## start RAW RECORDS
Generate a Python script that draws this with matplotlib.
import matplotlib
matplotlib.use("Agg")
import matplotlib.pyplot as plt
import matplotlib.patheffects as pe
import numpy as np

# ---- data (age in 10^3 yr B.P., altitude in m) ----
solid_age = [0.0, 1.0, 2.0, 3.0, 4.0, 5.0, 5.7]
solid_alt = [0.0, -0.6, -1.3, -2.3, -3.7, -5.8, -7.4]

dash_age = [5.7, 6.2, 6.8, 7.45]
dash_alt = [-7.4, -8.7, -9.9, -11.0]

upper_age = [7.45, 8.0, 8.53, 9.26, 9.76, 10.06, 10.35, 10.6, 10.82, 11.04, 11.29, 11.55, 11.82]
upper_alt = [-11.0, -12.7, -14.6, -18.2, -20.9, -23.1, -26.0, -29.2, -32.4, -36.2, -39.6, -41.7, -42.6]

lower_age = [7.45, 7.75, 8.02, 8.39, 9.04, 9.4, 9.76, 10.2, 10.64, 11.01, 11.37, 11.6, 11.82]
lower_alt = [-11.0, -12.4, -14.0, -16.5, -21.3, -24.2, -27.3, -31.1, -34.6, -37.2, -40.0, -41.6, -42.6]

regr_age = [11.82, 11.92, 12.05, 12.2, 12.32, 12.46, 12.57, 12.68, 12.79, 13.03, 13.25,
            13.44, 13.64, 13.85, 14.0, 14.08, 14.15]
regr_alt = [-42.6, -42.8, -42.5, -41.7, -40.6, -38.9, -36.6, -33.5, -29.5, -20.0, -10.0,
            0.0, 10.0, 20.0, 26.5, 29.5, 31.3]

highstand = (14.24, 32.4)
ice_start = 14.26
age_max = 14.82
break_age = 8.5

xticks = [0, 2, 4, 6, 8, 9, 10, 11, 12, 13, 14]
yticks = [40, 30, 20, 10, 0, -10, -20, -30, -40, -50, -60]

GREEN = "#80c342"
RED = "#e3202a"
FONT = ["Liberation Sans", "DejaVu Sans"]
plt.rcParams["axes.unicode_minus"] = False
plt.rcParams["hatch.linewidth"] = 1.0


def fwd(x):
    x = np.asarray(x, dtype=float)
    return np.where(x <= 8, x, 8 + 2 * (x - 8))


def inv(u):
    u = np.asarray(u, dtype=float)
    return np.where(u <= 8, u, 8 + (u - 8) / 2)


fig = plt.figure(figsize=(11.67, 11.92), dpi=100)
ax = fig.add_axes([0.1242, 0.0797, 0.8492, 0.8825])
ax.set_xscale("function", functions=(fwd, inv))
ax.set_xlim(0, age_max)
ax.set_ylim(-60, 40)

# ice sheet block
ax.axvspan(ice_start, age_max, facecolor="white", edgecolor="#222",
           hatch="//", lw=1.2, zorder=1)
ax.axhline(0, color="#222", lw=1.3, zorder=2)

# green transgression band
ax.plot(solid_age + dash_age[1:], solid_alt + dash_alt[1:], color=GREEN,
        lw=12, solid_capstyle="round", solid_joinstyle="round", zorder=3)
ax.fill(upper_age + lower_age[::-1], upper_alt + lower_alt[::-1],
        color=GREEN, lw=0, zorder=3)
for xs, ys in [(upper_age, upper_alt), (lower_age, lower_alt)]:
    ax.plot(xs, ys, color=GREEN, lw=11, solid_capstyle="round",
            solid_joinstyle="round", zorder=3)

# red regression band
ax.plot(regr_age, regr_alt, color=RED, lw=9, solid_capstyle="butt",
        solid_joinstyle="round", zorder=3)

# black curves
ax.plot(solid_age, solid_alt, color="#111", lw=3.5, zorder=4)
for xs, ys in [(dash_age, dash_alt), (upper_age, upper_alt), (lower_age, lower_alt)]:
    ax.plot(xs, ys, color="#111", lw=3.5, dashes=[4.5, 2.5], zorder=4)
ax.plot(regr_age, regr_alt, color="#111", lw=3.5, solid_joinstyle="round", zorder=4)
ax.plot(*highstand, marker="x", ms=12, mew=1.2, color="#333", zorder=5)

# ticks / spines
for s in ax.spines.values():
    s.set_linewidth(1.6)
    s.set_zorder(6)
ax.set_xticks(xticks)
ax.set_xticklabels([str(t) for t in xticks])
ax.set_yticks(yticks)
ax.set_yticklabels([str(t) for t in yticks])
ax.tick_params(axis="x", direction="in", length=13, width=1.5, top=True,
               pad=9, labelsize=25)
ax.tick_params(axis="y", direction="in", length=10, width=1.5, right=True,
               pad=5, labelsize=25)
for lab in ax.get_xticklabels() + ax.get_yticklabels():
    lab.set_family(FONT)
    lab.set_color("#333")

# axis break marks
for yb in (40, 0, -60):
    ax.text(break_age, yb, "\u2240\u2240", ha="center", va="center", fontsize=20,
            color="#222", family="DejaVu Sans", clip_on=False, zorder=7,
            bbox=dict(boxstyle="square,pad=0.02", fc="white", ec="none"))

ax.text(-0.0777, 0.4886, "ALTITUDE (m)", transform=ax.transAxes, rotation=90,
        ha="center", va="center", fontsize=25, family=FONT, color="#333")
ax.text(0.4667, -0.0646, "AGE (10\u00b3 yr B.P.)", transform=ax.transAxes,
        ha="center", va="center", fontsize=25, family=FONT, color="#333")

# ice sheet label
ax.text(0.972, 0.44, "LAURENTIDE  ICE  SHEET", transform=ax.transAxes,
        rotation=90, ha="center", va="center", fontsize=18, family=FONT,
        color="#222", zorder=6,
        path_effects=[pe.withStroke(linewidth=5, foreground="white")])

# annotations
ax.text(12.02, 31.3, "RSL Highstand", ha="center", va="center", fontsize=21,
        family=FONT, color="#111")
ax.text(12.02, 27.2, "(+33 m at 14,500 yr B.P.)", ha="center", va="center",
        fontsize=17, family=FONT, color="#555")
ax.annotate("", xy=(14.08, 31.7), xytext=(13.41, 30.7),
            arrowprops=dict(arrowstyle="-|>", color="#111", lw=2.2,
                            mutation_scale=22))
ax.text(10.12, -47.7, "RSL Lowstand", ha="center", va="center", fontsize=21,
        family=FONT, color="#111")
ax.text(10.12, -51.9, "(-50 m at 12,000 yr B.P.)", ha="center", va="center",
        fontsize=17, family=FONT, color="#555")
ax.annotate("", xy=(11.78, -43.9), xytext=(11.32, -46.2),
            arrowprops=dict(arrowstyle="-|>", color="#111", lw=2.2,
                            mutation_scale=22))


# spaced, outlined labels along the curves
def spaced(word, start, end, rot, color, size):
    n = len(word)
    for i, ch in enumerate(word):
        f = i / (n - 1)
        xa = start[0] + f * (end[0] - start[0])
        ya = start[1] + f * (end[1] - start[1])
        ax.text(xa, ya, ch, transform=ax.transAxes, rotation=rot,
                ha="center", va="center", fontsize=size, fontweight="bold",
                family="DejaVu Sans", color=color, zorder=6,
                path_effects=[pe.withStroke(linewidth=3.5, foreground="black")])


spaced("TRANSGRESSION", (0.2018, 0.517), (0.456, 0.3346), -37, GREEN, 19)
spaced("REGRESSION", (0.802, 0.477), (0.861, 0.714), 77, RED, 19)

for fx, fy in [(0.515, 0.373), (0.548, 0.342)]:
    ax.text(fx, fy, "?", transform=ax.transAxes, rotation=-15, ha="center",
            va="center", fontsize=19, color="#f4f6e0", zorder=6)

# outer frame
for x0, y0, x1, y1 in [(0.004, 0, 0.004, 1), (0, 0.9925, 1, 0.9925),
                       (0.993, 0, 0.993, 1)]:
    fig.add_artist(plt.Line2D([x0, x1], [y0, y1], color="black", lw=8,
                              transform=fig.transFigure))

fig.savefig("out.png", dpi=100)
## end RAW RECORDS
## start RAW RECORDS
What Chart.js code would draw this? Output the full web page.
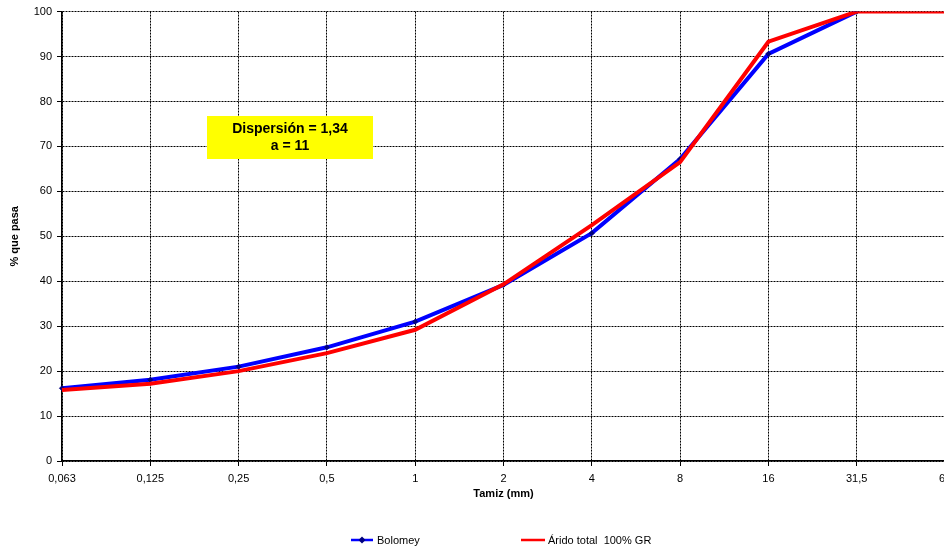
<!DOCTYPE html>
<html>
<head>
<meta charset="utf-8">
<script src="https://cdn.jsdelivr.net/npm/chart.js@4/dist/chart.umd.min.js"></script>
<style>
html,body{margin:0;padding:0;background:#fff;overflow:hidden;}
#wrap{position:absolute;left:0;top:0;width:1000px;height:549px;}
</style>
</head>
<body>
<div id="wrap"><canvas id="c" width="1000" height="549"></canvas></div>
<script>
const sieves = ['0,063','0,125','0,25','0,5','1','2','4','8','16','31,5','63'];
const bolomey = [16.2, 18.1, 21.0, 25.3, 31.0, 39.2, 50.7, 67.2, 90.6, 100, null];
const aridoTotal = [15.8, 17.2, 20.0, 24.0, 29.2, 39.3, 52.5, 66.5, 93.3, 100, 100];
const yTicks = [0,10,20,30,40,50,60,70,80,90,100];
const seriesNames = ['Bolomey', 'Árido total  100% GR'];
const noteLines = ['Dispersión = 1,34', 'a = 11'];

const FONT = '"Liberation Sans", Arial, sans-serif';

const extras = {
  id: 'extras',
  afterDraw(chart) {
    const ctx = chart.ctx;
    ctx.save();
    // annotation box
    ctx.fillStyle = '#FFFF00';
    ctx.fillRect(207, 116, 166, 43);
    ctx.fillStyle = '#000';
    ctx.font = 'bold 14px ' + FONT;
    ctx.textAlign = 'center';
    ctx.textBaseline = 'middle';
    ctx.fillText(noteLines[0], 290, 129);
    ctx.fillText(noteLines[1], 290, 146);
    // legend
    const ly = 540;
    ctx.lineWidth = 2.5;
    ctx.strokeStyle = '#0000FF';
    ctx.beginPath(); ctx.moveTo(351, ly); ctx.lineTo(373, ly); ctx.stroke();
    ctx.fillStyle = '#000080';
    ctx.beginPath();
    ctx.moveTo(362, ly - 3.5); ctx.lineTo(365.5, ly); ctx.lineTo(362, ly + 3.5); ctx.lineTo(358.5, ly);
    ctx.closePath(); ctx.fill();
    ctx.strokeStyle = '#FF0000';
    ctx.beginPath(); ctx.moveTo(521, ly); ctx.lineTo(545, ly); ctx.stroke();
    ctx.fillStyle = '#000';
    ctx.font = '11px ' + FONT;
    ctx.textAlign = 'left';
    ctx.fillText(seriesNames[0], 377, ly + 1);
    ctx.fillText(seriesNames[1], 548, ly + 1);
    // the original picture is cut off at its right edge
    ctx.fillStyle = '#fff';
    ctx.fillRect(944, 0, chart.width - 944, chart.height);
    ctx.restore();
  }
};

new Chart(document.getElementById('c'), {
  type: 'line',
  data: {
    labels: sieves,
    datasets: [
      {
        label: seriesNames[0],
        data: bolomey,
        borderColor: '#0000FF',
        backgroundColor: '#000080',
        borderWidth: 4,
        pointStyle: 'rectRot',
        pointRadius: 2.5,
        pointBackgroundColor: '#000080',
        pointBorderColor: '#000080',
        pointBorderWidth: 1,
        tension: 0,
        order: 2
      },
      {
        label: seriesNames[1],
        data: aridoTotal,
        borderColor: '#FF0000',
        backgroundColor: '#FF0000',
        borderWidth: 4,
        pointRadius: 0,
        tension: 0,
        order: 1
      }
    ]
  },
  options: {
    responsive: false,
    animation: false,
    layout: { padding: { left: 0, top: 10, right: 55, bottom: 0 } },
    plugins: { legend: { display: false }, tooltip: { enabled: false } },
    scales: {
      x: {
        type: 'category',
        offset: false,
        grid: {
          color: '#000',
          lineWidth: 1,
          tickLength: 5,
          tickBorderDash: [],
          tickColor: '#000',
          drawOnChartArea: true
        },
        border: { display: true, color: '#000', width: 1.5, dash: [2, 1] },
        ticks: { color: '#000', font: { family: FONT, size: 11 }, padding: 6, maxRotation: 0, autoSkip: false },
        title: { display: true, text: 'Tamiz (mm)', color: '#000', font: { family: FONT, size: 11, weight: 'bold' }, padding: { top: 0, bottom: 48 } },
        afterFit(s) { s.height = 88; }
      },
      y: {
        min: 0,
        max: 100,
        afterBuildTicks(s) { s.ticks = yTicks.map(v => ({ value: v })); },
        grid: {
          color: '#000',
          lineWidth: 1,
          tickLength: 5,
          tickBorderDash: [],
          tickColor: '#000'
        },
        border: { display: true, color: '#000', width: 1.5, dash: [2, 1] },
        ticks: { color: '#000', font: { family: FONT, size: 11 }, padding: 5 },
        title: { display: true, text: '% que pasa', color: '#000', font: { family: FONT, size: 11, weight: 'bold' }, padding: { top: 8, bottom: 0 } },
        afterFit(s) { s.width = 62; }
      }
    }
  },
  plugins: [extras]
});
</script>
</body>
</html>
## end RAW RECORDS
### [WHAT NEEDS TO BE DONE]
Set down, exactly and alone, the run of lines from the line that has "Generate a Python" to the line that has "return np.where(x <= 8, x, 8".

### [ANSWER BELOW]
Generate a Python script that draws this with matplotlib.
import matplotlib
matplotlib.use("Agg")
import matplotlib.pyplot as plt
import matplotlib.patheffects as pe
import numpy as np

# ---- data (age in 10^3 yr B.P., altitude in m) ----
solid_age = [0.0, 1.0, 2.0, 3.0, 4.0, 5.0, 5.7]
solid_alt = [0.0, -0.6, -1.3, -2.3, -3.7, -5.8, -7.4]

dash_age = [5.7, 6.2, 6.8, 7.45]
dash_alt = [-7.4, -8.7, -9.9, -11.0]

upper_age = [7.45, 8.0, 8.53, 9.26, 9.76, 10.06, 10.35, 10.6, 10.82, 11.04, 11.29, 11.55, 11.82]
upper_alt = [-11.0, -12.7, -14.6, -18.2, -20.9, -23.1, -26.0, -29.2, -32.4, -36.2, -39.6, -41.7, -42.6]

lower_age = [7.45, 7.75, 8.02, 8.39, 9.04, 9.4, 9.76, 10.2, 10.64, 11.01, 11.37, 11.6, 11.82]
lower_alt = [-11.0, -12.4, -14.0, -16.5, -21.3, -24.2, -27.3, -31.1, -34.6, -37.2, -40.0, -41.6, -42.6]

regr_age = [11.82, 11.92, 12.05, 12.2, 12.32, 12.46, 12.57, 12.68, 12.79, 13.03, 13.25,
            13.44, 13.64, 13.85, 14.0, 14.08, 14.15]
regr_alt = [-42.6, -42.8, -42.5, -41.7, -40.6, -38.9, -36.6, -33.5, -29.5, -20.0, -10.0,
            0.0, 10.0, 20.0, 26.5, 29.5, 31.3]

highstand = (14.24, 32.4)
ice_start = 14.26
age_max = 14.82
break_age = 8.5

xticks = [0, 2, 4, 6, 8, 9, 10, 11, 12, 13, 14]
yticks = [40, 30, 20, 10, 0, -10, -20, -30, -40, -50, -60]

GREEN = "#80c342"
RED = "#e3202a"
FONT = ["Liberation Sans", "DejaVu Sans"]
plt.rcParams["axes.unicode_minus"] = False
plt.rcParams["hatch.linewidth"] = 1.0


def fwd(x):
    x = np.asarray(x, dtype=float)
    return np.where(x <= 8, x, 8 + 2 * (x - 8))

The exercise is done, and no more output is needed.